Record list
========================================================================

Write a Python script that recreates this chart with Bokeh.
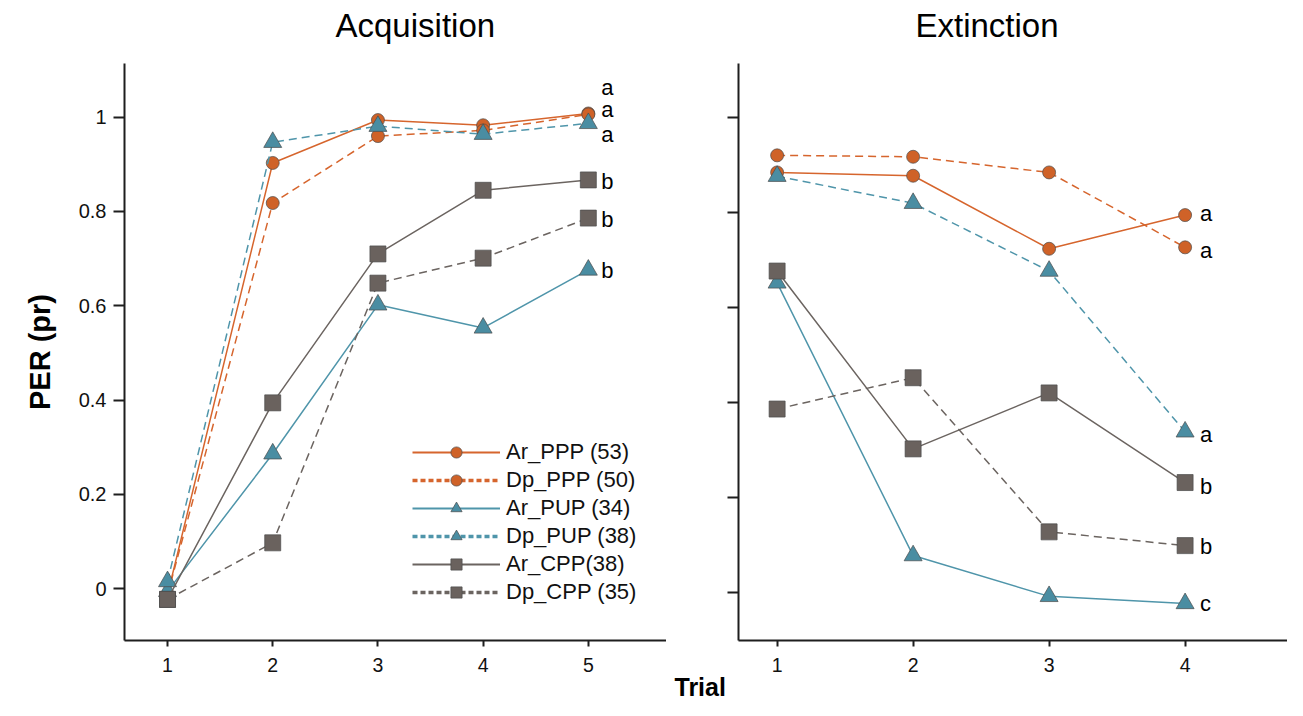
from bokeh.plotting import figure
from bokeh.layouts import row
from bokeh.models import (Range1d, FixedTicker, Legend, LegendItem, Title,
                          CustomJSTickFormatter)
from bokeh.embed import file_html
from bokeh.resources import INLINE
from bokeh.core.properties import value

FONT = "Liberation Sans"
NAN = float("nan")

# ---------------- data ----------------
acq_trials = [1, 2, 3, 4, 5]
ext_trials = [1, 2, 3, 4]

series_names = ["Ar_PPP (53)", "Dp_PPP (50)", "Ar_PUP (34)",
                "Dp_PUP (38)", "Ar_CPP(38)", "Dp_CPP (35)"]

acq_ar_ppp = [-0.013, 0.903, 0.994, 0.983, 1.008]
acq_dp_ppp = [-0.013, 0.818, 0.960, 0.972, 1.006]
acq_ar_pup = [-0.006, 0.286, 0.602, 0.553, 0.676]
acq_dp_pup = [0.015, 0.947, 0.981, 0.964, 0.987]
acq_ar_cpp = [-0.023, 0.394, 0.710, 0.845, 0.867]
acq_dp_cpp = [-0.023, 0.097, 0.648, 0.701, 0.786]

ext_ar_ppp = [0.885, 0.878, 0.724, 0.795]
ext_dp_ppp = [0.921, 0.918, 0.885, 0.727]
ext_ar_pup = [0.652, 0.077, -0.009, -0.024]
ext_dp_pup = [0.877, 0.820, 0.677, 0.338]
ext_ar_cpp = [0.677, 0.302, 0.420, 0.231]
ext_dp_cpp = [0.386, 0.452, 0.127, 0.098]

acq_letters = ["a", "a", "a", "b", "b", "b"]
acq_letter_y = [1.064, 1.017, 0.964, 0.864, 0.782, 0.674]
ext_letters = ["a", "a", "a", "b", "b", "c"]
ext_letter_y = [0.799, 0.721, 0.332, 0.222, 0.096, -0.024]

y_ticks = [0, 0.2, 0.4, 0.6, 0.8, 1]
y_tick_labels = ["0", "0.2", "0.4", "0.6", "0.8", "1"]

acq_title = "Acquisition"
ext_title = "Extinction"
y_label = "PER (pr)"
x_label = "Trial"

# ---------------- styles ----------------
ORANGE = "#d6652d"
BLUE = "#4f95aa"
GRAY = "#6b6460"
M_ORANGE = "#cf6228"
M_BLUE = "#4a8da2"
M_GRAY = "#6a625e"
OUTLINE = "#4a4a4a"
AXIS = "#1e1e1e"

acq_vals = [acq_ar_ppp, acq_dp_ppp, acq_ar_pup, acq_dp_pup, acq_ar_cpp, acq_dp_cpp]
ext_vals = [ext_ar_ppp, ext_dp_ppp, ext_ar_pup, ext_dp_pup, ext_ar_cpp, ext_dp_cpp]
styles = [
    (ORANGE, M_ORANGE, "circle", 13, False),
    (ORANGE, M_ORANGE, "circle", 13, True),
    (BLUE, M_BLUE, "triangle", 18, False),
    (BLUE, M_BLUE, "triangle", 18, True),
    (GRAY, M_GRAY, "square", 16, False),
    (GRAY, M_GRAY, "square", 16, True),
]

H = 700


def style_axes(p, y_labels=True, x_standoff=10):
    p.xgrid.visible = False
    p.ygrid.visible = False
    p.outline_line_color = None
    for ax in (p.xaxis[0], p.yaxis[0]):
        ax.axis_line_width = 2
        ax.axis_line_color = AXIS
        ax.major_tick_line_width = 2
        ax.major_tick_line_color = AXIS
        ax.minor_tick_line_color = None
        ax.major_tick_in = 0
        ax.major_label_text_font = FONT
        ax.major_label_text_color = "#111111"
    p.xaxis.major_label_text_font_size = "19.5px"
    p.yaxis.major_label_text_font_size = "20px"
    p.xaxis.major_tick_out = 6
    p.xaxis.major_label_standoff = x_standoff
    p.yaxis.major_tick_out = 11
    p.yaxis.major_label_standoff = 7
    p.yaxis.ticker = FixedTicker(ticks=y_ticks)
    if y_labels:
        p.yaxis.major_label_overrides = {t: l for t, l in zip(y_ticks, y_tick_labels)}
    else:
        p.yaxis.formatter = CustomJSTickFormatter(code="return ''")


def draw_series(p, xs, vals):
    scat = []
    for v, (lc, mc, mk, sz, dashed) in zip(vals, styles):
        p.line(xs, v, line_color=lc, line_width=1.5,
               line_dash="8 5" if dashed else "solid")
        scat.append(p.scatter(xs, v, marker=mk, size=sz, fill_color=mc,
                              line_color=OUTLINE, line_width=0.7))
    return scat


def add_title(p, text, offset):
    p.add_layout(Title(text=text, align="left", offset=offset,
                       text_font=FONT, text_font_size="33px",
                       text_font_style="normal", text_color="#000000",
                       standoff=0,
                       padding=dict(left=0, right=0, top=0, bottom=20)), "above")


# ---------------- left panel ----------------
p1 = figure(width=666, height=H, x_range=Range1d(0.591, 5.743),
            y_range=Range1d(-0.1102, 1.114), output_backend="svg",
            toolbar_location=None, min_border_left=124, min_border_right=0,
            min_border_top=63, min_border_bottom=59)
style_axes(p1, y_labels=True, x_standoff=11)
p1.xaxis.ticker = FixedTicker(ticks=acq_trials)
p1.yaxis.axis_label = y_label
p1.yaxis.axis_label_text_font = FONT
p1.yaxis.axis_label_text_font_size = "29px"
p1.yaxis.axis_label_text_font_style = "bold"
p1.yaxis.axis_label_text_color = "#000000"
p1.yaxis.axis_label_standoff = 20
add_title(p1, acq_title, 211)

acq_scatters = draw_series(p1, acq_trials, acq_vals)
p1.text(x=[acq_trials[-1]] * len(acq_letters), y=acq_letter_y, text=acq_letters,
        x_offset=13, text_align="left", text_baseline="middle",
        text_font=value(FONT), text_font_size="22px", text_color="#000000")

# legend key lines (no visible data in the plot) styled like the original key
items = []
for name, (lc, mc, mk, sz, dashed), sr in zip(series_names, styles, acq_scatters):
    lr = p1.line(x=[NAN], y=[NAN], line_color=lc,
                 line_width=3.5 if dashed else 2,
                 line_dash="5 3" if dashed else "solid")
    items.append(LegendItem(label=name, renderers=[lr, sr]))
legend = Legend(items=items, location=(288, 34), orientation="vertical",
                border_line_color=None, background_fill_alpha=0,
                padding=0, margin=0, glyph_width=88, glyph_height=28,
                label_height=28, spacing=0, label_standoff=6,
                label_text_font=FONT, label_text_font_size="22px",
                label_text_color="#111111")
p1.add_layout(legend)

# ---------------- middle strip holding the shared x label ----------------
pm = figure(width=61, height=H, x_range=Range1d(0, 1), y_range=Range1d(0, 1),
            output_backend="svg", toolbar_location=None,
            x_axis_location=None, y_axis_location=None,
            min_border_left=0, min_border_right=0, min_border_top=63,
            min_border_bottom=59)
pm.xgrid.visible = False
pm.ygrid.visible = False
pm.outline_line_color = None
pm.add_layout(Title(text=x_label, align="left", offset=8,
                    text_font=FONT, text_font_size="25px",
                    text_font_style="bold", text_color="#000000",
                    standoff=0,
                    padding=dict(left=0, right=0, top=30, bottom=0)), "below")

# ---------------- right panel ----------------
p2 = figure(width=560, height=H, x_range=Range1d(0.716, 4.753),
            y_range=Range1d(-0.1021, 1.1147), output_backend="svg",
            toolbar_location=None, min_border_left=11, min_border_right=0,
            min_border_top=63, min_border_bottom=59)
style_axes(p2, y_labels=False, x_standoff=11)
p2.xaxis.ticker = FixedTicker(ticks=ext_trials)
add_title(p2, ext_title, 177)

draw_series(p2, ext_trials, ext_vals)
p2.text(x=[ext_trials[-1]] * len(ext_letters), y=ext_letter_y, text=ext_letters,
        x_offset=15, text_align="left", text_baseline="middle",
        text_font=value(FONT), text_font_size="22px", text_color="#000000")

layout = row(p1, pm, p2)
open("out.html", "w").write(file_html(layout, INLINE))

========================================================================

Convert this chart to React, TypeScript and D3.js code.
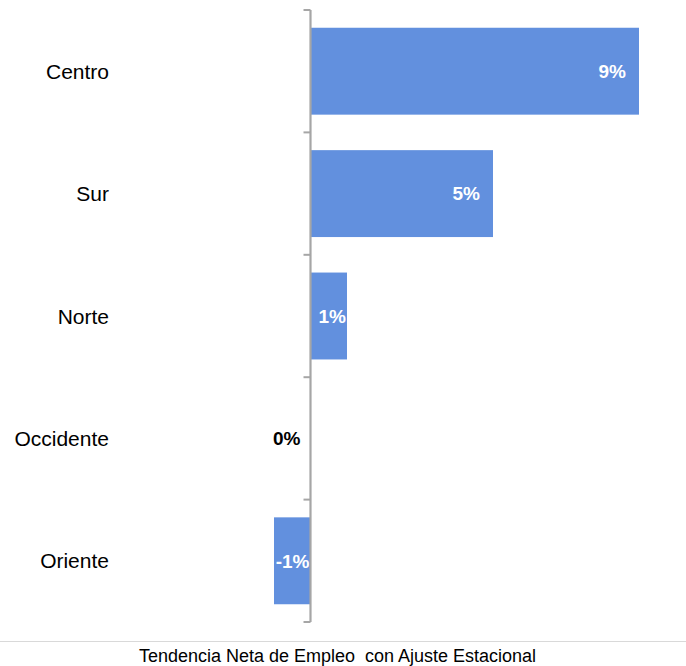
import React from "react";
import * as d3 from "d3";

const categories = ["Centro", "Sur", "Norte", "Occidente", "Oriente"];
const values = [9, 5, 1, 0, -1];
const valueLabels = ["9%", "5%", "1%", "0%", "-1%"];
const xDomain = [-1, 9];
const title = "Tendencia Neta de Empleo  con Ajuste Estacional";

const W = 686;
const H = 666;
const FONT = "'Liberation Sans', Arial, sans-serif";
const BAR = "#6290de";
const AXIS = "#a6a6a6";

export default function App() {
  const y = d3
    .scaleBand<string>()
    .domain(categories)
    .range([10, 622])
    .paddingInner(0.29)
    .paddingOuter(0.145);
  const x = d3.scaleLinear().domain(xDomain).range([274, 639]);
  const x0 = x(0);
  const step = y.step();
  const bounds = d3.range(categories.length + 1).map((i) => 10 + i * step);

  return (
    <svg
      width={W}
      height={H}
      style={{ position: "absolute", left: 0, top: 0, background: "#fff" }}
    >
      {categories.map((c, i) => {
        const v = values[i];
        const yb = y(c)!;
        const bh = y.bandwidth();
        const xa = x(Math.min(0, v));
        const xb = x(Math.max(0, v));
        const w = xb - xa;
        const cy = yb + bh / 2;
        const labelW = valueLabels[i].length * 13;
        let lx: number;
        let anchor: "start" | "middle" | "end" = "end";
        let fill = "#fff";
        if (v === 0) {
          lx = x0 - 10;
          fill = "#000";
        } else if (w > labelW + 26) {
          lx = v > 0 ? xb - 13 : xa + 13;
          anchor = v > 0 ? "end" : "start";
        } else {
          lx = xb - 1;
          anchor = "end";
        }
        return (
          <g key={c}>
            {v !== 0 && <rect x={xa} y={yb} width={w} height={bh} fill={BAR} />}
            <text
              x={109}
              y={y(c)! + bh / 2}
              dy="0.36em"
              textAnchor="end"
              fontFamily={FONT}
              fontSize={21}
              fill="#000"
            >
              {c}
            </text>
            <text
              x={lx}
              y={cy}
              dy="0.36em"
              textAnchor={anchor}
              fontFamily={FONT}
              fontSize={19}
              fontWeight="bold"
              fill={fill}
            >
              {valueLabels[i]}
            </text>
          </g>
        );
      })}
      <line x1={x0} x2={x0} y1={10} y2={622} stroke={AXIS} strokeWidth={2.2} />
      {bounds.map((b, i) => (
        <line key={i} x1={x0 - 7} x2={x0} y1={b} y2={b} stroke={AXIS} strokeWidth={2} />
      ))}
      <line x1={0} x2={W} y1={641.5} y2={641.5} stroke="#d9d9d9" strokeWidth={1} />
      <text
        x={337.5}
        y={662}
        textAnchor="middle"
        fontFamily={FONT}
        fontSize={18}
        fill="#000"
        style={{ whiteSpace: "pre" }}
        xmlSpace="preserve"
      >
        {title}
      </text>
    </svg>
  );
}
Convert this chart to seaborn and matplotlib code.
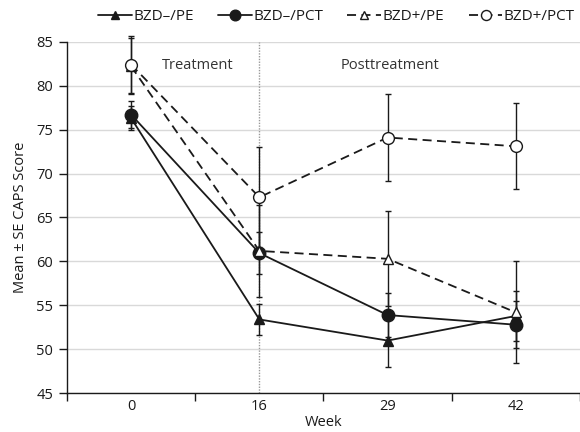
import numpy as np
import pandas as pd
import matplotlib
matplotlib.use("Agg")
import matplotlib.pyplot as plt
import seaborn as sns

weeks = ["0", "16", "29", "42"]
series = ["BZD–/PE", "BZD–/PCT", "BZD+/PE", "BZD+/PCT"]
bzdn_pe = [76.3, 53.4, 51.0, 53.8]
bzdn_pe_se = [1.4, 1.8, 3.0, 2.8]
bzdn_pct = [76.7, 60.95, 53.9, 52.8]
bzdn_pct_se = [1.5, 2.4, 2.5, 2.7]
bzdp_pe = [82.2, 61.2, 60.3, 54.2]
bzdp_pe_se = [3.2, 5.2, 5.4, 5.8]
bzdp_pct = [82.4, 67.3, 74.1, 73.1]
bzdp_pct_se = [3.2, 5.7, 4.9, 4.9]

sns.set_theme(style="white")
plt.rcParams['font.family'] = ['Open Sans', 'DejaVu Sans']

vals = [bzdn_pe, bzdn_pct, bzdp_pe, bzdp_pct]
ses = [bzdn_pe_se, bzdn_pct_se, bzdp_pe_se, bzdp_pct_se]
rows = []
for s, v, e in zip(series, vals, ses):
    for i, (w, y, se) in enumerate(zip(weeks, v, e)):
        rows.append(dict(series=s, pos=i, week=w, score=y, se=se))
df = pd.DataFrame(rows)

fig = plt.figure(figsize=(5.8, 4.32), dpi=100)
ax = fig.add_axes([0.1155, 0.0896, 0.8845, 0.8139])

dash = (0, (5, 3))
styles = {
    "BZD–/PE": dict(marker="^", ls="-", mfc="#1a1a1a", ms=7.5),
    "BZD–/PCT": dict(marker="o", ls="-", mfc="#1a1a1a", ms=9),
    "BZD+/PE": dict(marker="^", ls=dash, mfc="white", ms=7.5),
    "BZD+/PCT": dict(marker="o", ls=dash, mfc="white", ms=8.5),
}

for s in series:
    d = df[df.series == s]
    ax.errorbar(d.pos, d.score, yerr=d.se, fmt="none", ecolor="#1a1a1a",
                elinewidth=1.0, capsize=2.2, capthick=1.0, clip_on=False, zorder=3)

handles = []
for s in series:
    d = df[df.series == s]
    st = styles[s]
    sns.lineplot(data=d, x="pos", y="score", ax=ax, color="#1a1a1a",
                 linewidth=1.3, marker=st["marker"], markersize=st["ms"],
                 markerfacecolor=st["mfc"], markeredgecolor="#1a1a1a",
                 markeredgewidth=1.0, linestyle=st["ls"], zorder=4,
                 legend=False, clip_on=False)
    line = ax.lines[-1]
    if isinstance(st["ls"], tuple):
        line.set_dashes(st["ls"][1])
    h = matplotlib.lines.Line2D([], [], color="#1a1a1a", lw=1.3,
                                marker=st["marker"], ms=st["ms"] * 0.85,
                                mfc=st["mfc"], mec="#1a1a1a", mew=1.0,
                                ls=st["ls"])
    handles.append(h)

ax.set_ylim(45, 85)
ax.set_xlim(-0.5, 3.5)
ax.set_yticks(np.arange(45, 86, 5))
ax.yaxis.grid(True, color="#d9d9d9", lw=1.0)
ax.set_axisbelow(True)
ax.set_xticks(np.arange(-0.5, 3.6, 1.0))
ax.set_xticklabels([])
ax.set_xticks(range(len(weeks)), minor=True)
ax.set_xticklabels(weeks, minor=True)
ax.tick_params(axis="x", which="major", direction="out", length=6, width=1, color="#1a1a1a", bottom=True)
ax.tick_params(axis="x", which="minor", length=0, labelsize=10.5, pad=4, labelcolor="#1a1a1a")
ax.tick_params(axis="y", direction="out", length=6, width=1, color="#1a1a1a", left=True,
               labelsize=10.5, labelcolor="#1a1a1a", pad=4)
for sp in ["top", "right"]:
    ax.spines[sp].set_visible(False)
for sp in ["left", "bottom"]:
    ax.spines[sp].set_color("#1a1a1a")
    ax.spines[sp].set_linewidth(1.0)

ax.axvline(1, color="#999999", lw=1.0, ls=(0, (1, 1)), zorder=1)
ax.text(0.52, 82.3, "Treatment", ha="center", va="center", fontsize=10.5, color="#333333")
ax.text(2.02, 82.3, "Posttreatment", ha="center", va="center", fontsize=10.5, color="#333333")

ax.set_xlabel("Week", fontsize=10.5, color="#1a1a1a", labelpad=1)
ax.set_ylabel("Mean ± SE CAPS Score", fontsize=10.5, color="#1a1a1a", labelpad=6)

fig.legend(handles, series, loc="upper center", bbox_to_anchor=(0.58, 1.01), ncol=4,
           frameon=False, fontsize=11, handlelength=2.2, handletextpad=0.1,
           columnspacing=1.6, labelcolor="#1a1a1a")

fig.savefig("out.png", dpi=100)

========================================================================

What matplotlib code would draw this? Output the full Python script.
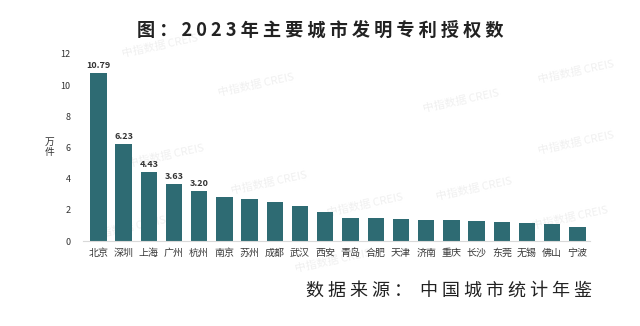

========================================================================

Among the entries above, take the lines from the one with "Write a Python" through the one with "ext_dp_cpp = [0.386, 0.452, 0.127, 0.098]" and retype them exactly, leaving out the pictures.

Response to this task
Write a Python script that recreates this chart with Bokeh.
from bokeh.plotting import figure
from bokeh.layouts import row
from bokeh.models import (Range1d, FixedTicker, Legend, LegendItem, Title,
                          CustomJSTickFormatter)
from bokeh.embed import file_html
from bokeh.resources import INLINE
from bokeh.core.properties import value

FONT = "Liberation Sans"
NAN = float("nan")

# ---------------- data ----------------
acq_trials = [1, 2, 3, 4, 5]
ext_trials = [1, 2, 3, 4]

series_names = ["Ar_PPP (53)", "Dp_PPP (50)", "Ar_PUP (34)",
                "Dp_PUP (38)", "Ar_CPP(38)", "Dp_CPP (35)"]

acq_ar_ppp = [-0.013, 0.903, 0.994, 0.983, 1.008]
acq_dp_ppp = [-0.013, 0.818, 0.960, 0.972, 1.006]
acq_ar_pup = [-0.006, 0.286, 0.602, 0.553, 0.676]
acq_dp_pup = [0.015, 0.947, 0.981, 0.964, 0.987]
acq_ar_cpp = [-0.023, 0.394, 0.710, 0.845, 0.867]
acq_dp_cpp = [-0.023, 0.097, 0.648, 0.701, 0.786]

ext_ar_ppp = [0.885, 0.878, 0.724, 0.795]
ext_dp_ppp = [0.921, 0.918, 0.885, 0.727]
ext_ar_pup = [0.652, 0.077, -0.009, -0.024]
ext_dp_pup = [0.877, 0.820, 0.677, 0.338]
ext_ar_cpp = [0.677, 0.302, 0.420, 0.231]
ext_dp_cpp = [0.386, 0.452, 0.127, 0.098]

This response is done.